# Advice on building some cranks



## kvom (Jul 30, 2010)

My current build requires 2 single-crank crankshafts. The shafts and journals are all 3/8" and I plan to use drill rod. The webs are to be 3/16" thick separated by 1/2". 

My current idea is to use aluminum for the webs with press fit for the drill rod. There may be problems getting everything lined up accurately.

Another idea is to use brass webs with a sliding fit and silver solder.

Thoughts?


----------



## ksouers (Jul 30, 2010)

Since everything is 3/8, how about press fit with Loctite? Use two longish pieces of drill rod and set them across a couple 1-2-3 blocks to make sure they are parallel to each other. After the Loctite sets, cut away anything that doesn't look like a crankshaft.


----------



## mklotz (Jul 30, 2010)

Press fitting creates opportunities for distortion. I would simply assemble with Loctite to hold things in place while I drill for roll pins to secure everything.
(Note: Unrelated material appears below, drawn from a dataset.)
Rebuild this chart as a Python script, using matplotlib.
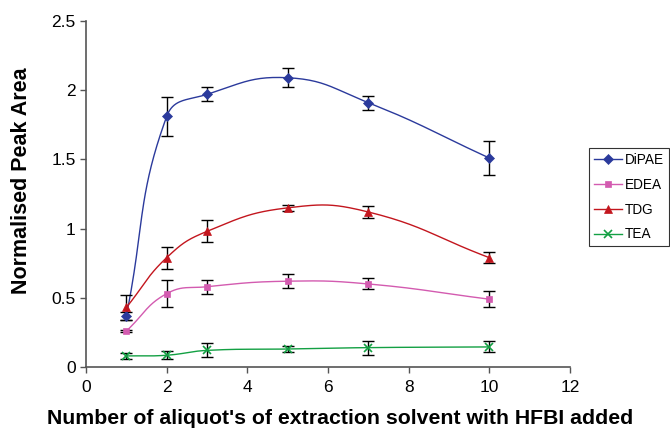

Cranks don't generally get very hot but I still wouldn't trust just the Loctite.


----------



## bearcar1 (Jul 30, 2010)

If you do use the loctite method, it would probably be a good idea to pin the journals and shaft together for piece of mind. Personally, I've always fancied using silver solder, it provides me with a bit for latitude in the final 'adjustments'. Whenever I use Loctite, I get real tense as once the pieces are pressed together and they are not 'right', for me it becomes a major PIA to undo the pieces and start over again. Silver solder, no sweat, a strong application of heat and presto, the pieces release and I can go on. When making up cranks in pieces, I like to fabricate holding jigs out of Aluminum to keep the shafts in-line until the pieces have been secured together. Then, like K' said, "anything that doesn't look like a crankshaft gets cut away.

BC1
Jim


----------



## johnthomp (Aug 4, 2010)

i build m7y crankshafts useing drill rod and instead of just brazing it all together i do the main shaft in 2 pieces and tap it all out then screw it together so i can set evry little thing before pinning evrything then silver solder it all or is it just me going too far with the effort ;D
  regards
  john


----------



## kvom (Aug 4, 2010)

I am making the webs from aluminum, so I plan on using loctite and roll pins to keep it together. Just got a pack of pins delivered from Enco, so am good to go.


----------



## itowbig (Aug 5, 2010)

johnthomp  said:
			
		

> i build m7y crankshafts useing drill rod and instead of just brazing it all together i do the main shaft in 2 pieces and tap it all out then screw it together so i can set evry little thing before pinning evrything then silver solder it all or is it just me going too far with the effort ;D
> regards
> john


i never though about threading those darned things good idea thanks ill give it a whirl


----------